Крушитель вильнул в сторону, пытаясь сбросить меня, но я вцепился в рейлинг намертво. Долбанул по стеклу еще раз. Костяшки на кулаке резануло болью – кажется, здорово рассек кожу. Но зато лобовое стекло лопнуло, обрушилось в салон мелкими белыми гранулами.
– Тормози, я сказал! – зарычал я.
Крушитель, наоборот, дал по газам. Я рывком подтянул ноги, ввалился в салон через лобовое стекло. Машина вильнула в сторону, и меня швырнуло в боковую дверь. Почти сразу же ощутимо тряхнуло – Крушитель не вписался в поворот, выруливая в арку, ведущую к выезду. Левая сторона машины проскрежетала по бетонной стене.
Я ухватился за руль, выкручивая его еще сильнее влево и окончательно гася скорость. Крушитель вцепился в мою руку, потом попробовал ударить меня по лицу. Жалкие потуги.
Когда машина, наконец, замерла, я ухватил его за шиворот и буквально выволок наружу. Он выхватил из-за пазухи пистолет – небольшой, с коротким толстым дулом, но даже навести на меня толком не успел – я выбил его одним ударом. Я рычал, как зверь, и только мысли о матери помешали мне разорвать противника на месте. Я лишь шваркнул его о бок минивэна, пинком отбросил пистолет подальше и метнулся к задним дверям.
Двери были заперты, но я сейчас готов был мять металл голыми руками. Вырвал с мясом ручку, отбросил в сторону. Выбил стекло, потом, ухватившись за раму, взревел, выдирая дверь напрочь.
Мама лежала, согнувшись, на заднем сиденье. Я просунулся в салон, бережно убрал волосы с её лица.
– Мам…
Она открыла глаза. Уф, слава Богу!
Её кресло я нашел в багажнике. Помог ей выбраться, усадил в кресло, укрыл пледом. Я был так рад, что с ней все в порядке, что даже злость на похитителя разом выветрилась.
Но ненадолго. Крушитель застонал, приходя в себя. Пошатываясь, поднялся. Зашарил за пазухой.
Я подлетел к нему и, ухватив за шкирку, впечатал в стену. Он попытался ударить меня. Я перехватил его руку, резко дернул, ломая её в запястье – легко, как хворостину. Вопль боли прозвучал для меня, как ласкающая слух музыка.
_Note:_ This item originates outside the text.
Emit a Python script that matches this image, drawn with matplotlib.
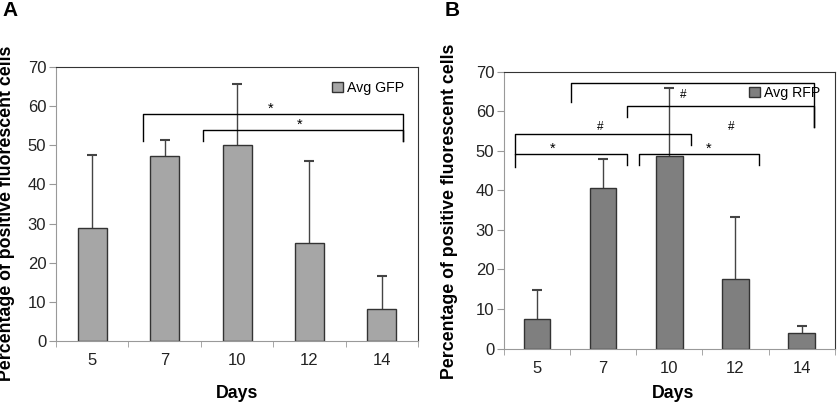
import matplotlib.pyplot as plt
import numpy as np

plt.rcParams['font.family'] = ['Liberation Sans', 'DejaVu Sans']

days = ['5', '7', '10', '12', '14']
gfp_avg = [28.9, 47.3, 50.1, 25.1, 8.1]
gfp_err = [18.7, 4.1, 15.6, 20.9, 8.4]
rfp_avg = [7.4, 40.5, 48.7, 17.7, 3.9]
rfp_err = [7.4, 7.5, 17.2, 15.5, 1.9]

# significance brackets: (x_left, x_right, y, left drop, right drop)
gfp_brackets = [(0.70, 4.29, 58.0, 51.0, 51.0),
                (1.53, 4.29, 53.9, 51.0, 51.0)]
gfp_marks = [(2.46, 59.4, '*'), (2.87, 55.3, '*')]
rfp_brackets = [(0.51, 4.19, 67.2, 62.3, 56.1),
                (1.36, 4.19, 61.2, 58.6, 56.1),
                (-0.33, 2.32, 54.1, 49.1, 51.5),
                (-0.33, 1.36, 49.1, 46.0, 46.5),
                (1.54, 3.35, 49.1, 46.5, 46.5)]
rfp_marks = [(2.21, 64.1, '#'), (0.95, 56.1, '#'), (2.93, 56.1, '#'),
             (0.23, 50.4, '*'), (2.60, 50.4, '*')]

fig = plt.figure(figsize=(8.4, 4.04), dpi=100)
axA = fig.add_axes([0.0667, 0.156, 0.431, 0.678])
axB = fig.add_axes([0.600, 0.137, 0.3937, 0.686])


def draw(ax, vals, errs, color, label, brackets, marks):
    x = np.arange(len(days))
    vals = np.array(vals)
    tops = vals + np.array(errs)
    ax.bar(x, vals, width=0.4, color=color, edgecolor='#333333',
           linewidth=1, label=label, zorder=2)
    # upper error bars only
    ax.vlines(x, vals, tops, color='#444444', lw=1, zorder=1)
    ax.plot(x, tops, linestyle='none', marker='_', markersize=7,
            mew=1.5, color='#444444', zorder=1)
    for x0, x1, y, d0, d1 in brackets:
        ax.plot([x0, x0, x1, x1], [d0, y, y, d1], color='black', lw=1,
                zorder=3)
    for mx, my, t in marks:
        fs = 10.5 if t == '*' else 8.5
        ax.text(mx, my, t, ha='center', va='center', fontsize=fs)
    ax.set_xlim(-0.5, len(days) - 0.5)
    ax.set_ylim(0, 70)
    ax.set_yticks(range(0, 71, 10))
    ax.set_xticks(x)
    ax.set_xticklabels(days)
    ax.set_xticks(np.arange(-0.5, len(days), 1), minor=True)
    ax.tick_params(axis='x', which='major', length=0, pad=9,
                   labelsize=12, colors='#222222')
    ax.tick_params(axis='x', which='minor', length=4, color='#999999',
                   direction='out')
    ax.tick_params(axis='y', length=5, color='#999999', labelsize=12,
                   pad=2, labelcolor='#222222')
    for s in ['left', 'bottom']:
        ax.spines[s].set_color('#999999')
    for s in ['top', 'right']:
        ax.spines[s].set_color('#333333')
    ax.legend(loc='upper right', frameon=False, fontsize=10.2,
              handlelength=0.75, handleheight=0.75, handletextpad=0.3,
              borderaxespad=0.6)


draw(axA, gfp_avg, gfp_err, '#a6a6a6', 'Avg GFP', gfp_brackets, gfp_marks)
draw(axB, rfp_avg, rfp_err, '#7f7f7f', 'Avg RFP', rfp_brackets, rfp_marks)

fig.text(2 / 840, 1 - 10 / 404, 'A', fontsize=15, fontweight='bold',
         va='center', ha='left')
fig.text(445 / 840, 1 - 10 / 404, 'B', fontsize=15, fontweight='bold',
         va='center', ha='left')

ylab = 'Percentage of positive fluorescent cells'
fig.text(7 / 840, 1 - 213 / 404, ylab, rotation=90, fontsize=12.8,
         fontweight='bold', ha='center', va='center')
fig.text(450 / 840, 1 - 211 / 404, ylab, rotation=90, fontsize=12.8,
         fontweight='bold', ha='center', va='center')
fig.text(237 / 840, 1 - 393 / 404, 'Days', fontsize=12.8, fontweight='bold',
         ha='center', va='center')
fig.text(673 / 840, 1 - 393 / 404, 'Days', fontsize=12.8, fontweight='bold',
         ha='center', va='center')

fig.savefig('out.png', dpi=100)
Я сорвал с него капюшон, дернул вниз шарф, скрывающий нижнюю часть лица. И вздрогнул.
Все лицо его было в чудовищных рытвинах и шрамах, будто его основательно искупали в кислоте. Рот скривился в усмешке.
– Красавец, правда? – прохрипел он. – Полюбуйся, полюбуйся. Твоя работа!
– Что ты несёшь? – брезгливо поморщился я.
– Я не знаю, как тебе удалось убить меня, – размазывая слезы по щекам, простонал Крушитель – Но та дрянь, что выжгла мне лицо там, в Артаре, и в реале меня подпортила. Врачи говорят – синдром Джанкеля. Это нельзя вылечить. Только пересадка кожи.
– Зато ты ещё жив, дубина! – процедил я. – Радуйся хотя бы этому!
– О, да! – сплевывая кровью, осклабился он. – Да лучше бы я сдох! Я потерял всё! Славу, силу, источник дохода. И своё лицо…
Он тяжело дышал, сверля меня взглядом, в котором ненависть смешалась с ужасом.